▸ **WHAT TO PRODUCE**
Restate the records below word for word, and omit the images they hold.

▸ **INFORMATION SUPPLIED**
▼▼▼

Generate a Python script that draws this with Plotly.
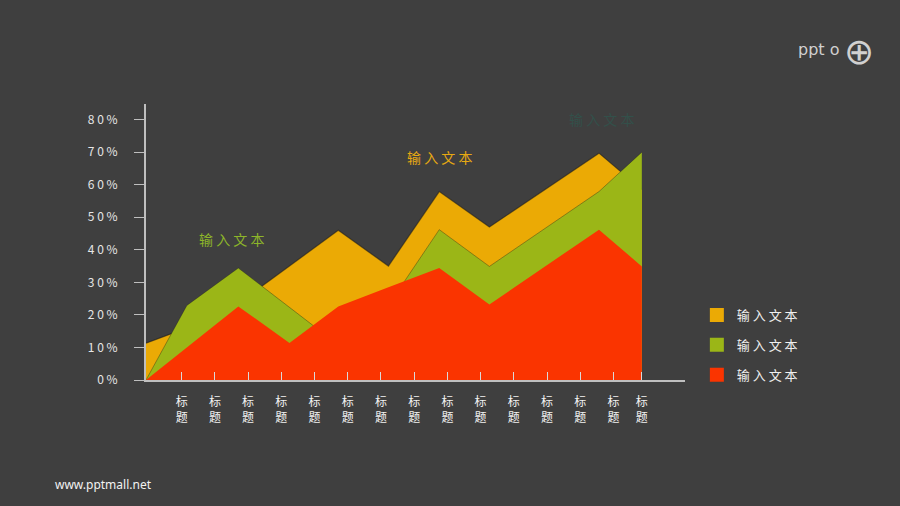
import plotly.graph_objects as go

# ---- data (x in category-label units, y in %) ----
x_pts = [0, 1.23, 2.78, 4.32, 5.79, 7.30, 8.83, 10.34, 13.64, 14.93]
series_yellow = [11.3, 16.0, 23.5, 35.0, 46.0, 35.0, 57.9, 47.0, 69.7, 58.5]
series_green = [0, 22.9, 34.4, 22.4, 10.8, 23.0, 46.2, 34.9, 57.9, 70.0]
series_red = [0, 10.0, 22.6, 11.4, 22.6, 28.5, 34.4, 23.2, 46.2, 34.9]

series_names = ["输 入 文 本", "输 入 文 本", "输 入 文 本"]
colors = ["#EBAA05", "#9BB617", "#FA3400"]

x_labels = ["标<br>题"] * 15
y_ticks = [0, 10, 20, 30, 40, 50, 60, 70, 80]
y_labels = ["0 %", "1 0 %", "2 0 %", "3 0 %", "4 0 %", "5 0 %", "6 0 %", "7 0 %", "8 0 %"]

label_green = "输 入 文 本"
label_orange = "输 入 文 本"
label_faint = "输 入 文 本"

BG = "#3F3F3F"
FONT = "Noto Sans CJK SC, Noto Sans, sans-serif"

tick_pos = [1.075 + k for k in range(14)] + [x_pts[-1]]

fig = go.Figure()

all_series = [series_yellow, series_green, series_red]
line_styles = [dict(color="rgba(25,25,25,0.55)", width=1.2),
               dict(color="rgba(25,25,25,0.35)", width=1.0),
               dict(color=colors[2], width=0)]
for vals, col, ln in zip(all_series, colors, line_styles):
    fig.add_trace(go.Scatter(
        x=x_pts, y=vals, mode="lines", fill="tozeroy",
        fillcolor=col, line=ln, showlegend=False, hoverinfo="skip"))

# legend entries (yellow, green, red top to bottom)
for i, (name, col) in enumerate(zip(series_names, colors)):
    fig.add_trace(go.Scatter(
        x=[None], y=[None], mode="markers", name=name,
        legendgroup=f"g{i}",
        marker=dict(symbol="square", size=14, color=col)))

fig.update_layout(
    width=900, height=506,
    paper_bgcolor=BG, plot_bgcolor=BG,
    margin=dict(l=146, r=215, t=104, b=126, autoexpand=False),
    font=dict(family=FONT, color="#E6E6E6"),
    showlegend=True,
    legend=dict(x=1.022, y=0.29, xanchor="left", yanchor="top",
                font=dict(size=13, color="#F0F0F0"),
                bgcolor="rgba(0,0,0,0)", tracegroupgap=10,
                itemwidth=30),
    xaxis=dict(range=[0, 16.23], showgrid=False, zeroline=False,
               showline=True, linecolor="#BFBFBF", linewidth=2,
               tickmode="array", tickvals=tick_pos, ticktext=x_labels,
               ticks="inside", ticklen=8, tickcolor="#D9D9D9", tickwidth=1,
               tickfont=dict(size=12, color="#F2F2F2"),
               ticklabelstandoff=10, fixedrange=True),
    yaxis=dict(range=[0, 84.8], showgrid=False, zeroline=False,
               showline=True, linecolor="#BFBFBF", linewidth=2,
               tickmode="array", tickvals=y_ticks, ticktext=y_labels,
               ticks="outside", ticklen=10, tickcolor="#BFBFBF", tickwidth=1,
               tickfont=dict(size=12, color="#E6E6E6"),
               ticklabelstandoff=14, fixedrange=True),
)

fig.add_annotation(x=2.56, y=43.4, xref="x", yref="y", text=label_green,
                   showarrow=False, font=dict(size=14, color="#8DB52A"))
fig.add_annotation(x=8.83, y=68.6, xref="x", yref="y", text=label_orange,
                   showarrow=False, font=dict(size=14, color="#E6A912"))
fig.add_annotation(x=13.73, y=80.2, xref="x", yref="y", text=label_faint,
                   showarrow=False, font=dict(size=14, color="#33504A"))

# logo & footer
fig.add_annotation(x=1.206, y=1.196, xref="paper", yref="paper",
                   xanchor="left", yanchor="middle",
                   text="ppt o", showarrow=False,
                   font=dict(size=16, color="#D0D0D0", family="DejaVu Sans ExtraLight, DejaVu Sans"))
fig.add_annotation(x=1.323, y=1.19, xref="paper", yref="paper",
                   xanchor="center", yanchor="middle",
                   text="⊕", showarrow=False,
                   font=dict(size=36, color="#D0D0D0", family="DejaVu Sans"))
fig.add_annotation(x=-0.172, y=-0.38, xref="paper", yref="paper",
                   xanchor="left", yanchor="middle",
                   text="www.pptmall.net", showarrow=False,
                   font=dict(size=12, color="#F2F2F2", family="Noto Sans, sans-serif"))

fig.write_html("out.html", config={"displayModeBar": False},
               post_script="document.body.style.margin='0';document.body.style.background='#3F3F3F';")
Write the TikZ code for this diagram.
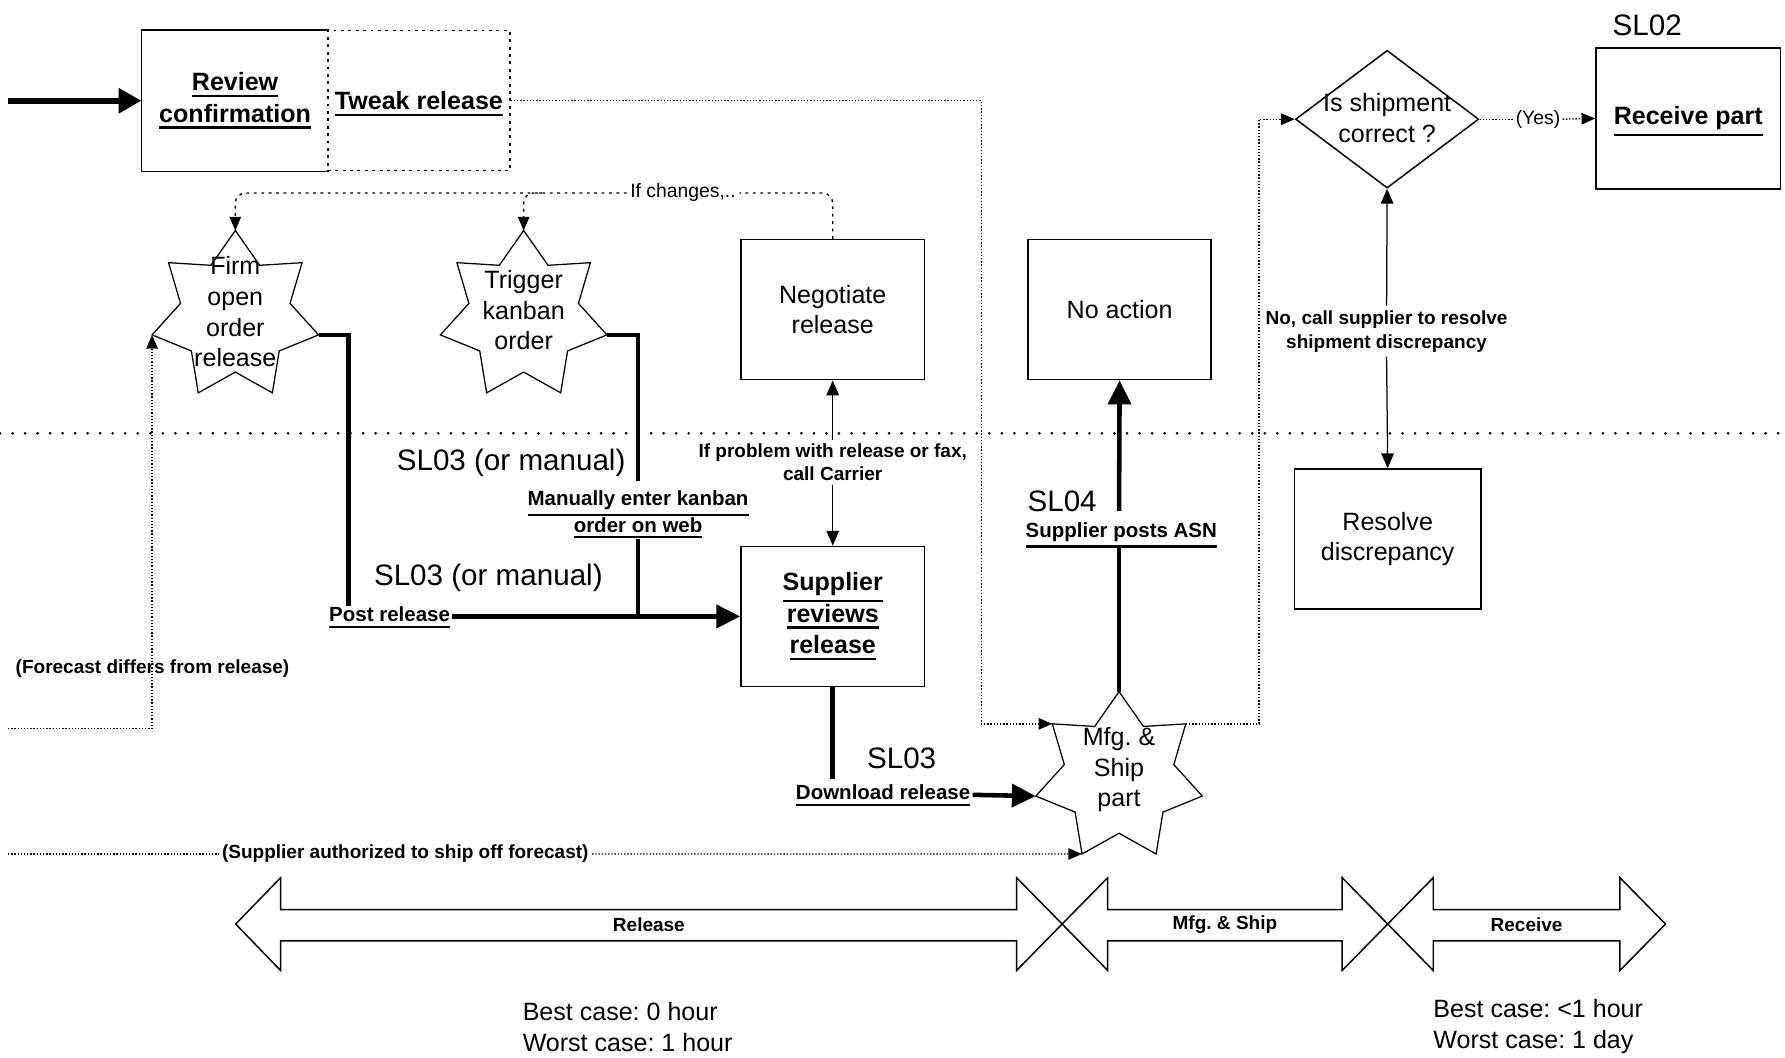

▲▲▲

▸ **TASK SOLUTION**
Generate a Python script that draws this with Plotly.
import plotly.graph_objects as go

# ---- data (x in category-label units, y in %) ----
x_pts = [0, 1.23, 2.78, 4.32, 5.79, 7.30, 8.83, 10.34, 13.64, 14.93]
series_yellow = [11.3, 16.0, 23.5, 35.0, 46.0, 35.0, 57.9, 47.0, 69.7, 58.5]
series_green = [0, 22.9, 34.4, 22.4, 10.8, 23.0, 46.2, 34.9, 57.9, 70.0]
series_red = [0, 10.0, 22.6, 11.4, 22.6, 28.5, 34.4, 23.2, 46.2, 34.9]

series_names = ["输 入 文 本", "输 入 文 本", "输 入 文 本"]
colors = ["#EBAA05", "#9BB617", "#FA3400"]

x_labels = ["标<br>题"] * 15
y_ticks = [0, 10, 20, 30, 40, 50, 60, 70, 80]
y_labels = ["0 %", "1 0 %", "2 0 %", "3 0 %", "4 0 %", "5 0 %", "6 0 %", "7 0 %", "8 0 %"]

label_green = "输 入 文 本"
label_orange = "输 入 文 本"
label_faint = "输 入 文 本"

BG = "#3F3F3F"
FONT = "Noto Sans CJK SC, Noto Sans, sans-serif"

tick_pos = [1.075 + k for k in range(14)] + [x_pts[-1]]

fig = go.Figure()

all_series = [series_yellow, series_green, series_red]
line_styles = [dict(color="rgba(25,25,25,0.55)", width=1.2),
               dict(color="rgba(25,25,25,0.35)", width=1.0),
               dict(color=colors[2], width=0)]
for vals, col, ln in zip(all_series, colors, line_styles):
    fig.add_trace(go.Scatter(
        x=x_pts, y=vals, mode="lines", fill="tozeroy",
        fillcolor=col, line=ln, showlegend=False, hoverinfo="skip"))

# legend entries (yellow, green, red top to bottom)
for i, (name, col) in enumerate(zip(series_names, colors)):
    fig.add_trace(go.Scatter(
        x=[None], y=[None], mode="markers", name=name,
        legendgroup=f"g{i}",
        marker=dict(symbol="square", size=14, color=col)))

fig.update_layout(
    width=900, height=506,
    paper_bgcolor=BG, plot_bgcolor=BG,
    margin=dict(l=146, r=215, t=104, b=126, autoexpand=False),
    font=dict(family=FONT, color="#E6E6E6"),
    showlegend=True,
    legend=dict(x=1.022, y=0.29, xanchor="left", yanchor="top",
                font=dict(size=13, color="#F0F0F0"),
                bgcolor="rgba(0,0,0,0)", tracegroupgap=10,
                itemwidth=30),
    xaxis=dict(range=[0, 16.23], showgrid=False, zeroline=False,
               showline=True, linecolor="#BFBFBF", linewidth=2,
               tickmode="array", tickvals=tick_pos, ticktext=x_labels,
               ticks="inside", ticklen=8, tickcolor="#D9D9D9", tickwidth=1,
               tickfont=dict(size=12, color="#F2F2F2"),
               ticklabelstandoff=10, fixedrange=True),
    yaxis=dict(range=[0, 84.8], showgrid=False, zeroline=False,
               showline=True, linecolor="#BFBFBF", linewidth=2,
               tickmode="array", tickvals=y_ticks, ticktext=y_labels,
               ticks="outside", ticklen=10, tickcolor="#BFBFBF", tickwidth=1,
               tickfont=dict(size=12, color="#E6E6E6"),
               ticklabelstandoff=14, fixedrange=True),
)

fig.add_annotation(x=2.56, y=43.4, xref="x", yref="y", text=label_green,
                   showarrow=False, font=dict(size=14, color="#8DB52A"))
fig.add_annotation(x=8.83, y=68.6, xref="x", yref="y", text=label_orange,
                   showarrow=False, font=dict(size=14, color="#E6A912"))
fig.add_annotation(x=13.73, y=80.2, xref="x", yref="y", text=label_faint,
                   showarrow=False, font=dict(size=14, color="#33504A"))

# logo & footer
fig.add_annotation(x=1.206, y=1.196, xref="paper", yref="paper",
                   xanchor="left", yanchor="middle",
                   text="ppt o", showarrow=False,
                   font=dict(size=16, color="#D0D0D0", family="DejaVu Sans ExtraLight, DejaVu Sans"))
fig.add_annotation(x=1.323, y=1.19, xref="paper", yref="paper",
                   xanchor="center", yanchor="middle",
                   text="⊕", showarrow=False,
                   font=dict(size=36, color="#D0D0D0", family="DejaVu Sans"))
fig.add_annotation(x=-0.172, y=-0.38, xref="paper", yref="paper",
                   xanchor="left", yanchor="middle",
                   text="www.pptmall.net", showarrow=False,
                   font=dict(size=12, color="#F2F2F2", family="Noto Sans, sans-serif"))

fig.write_html("out.html", config={"displayModeBar": False},
               post_script="document.body.style.margin='0';document.body.style.background='#3F3F3F';")
Write the TikZ code for this diagram.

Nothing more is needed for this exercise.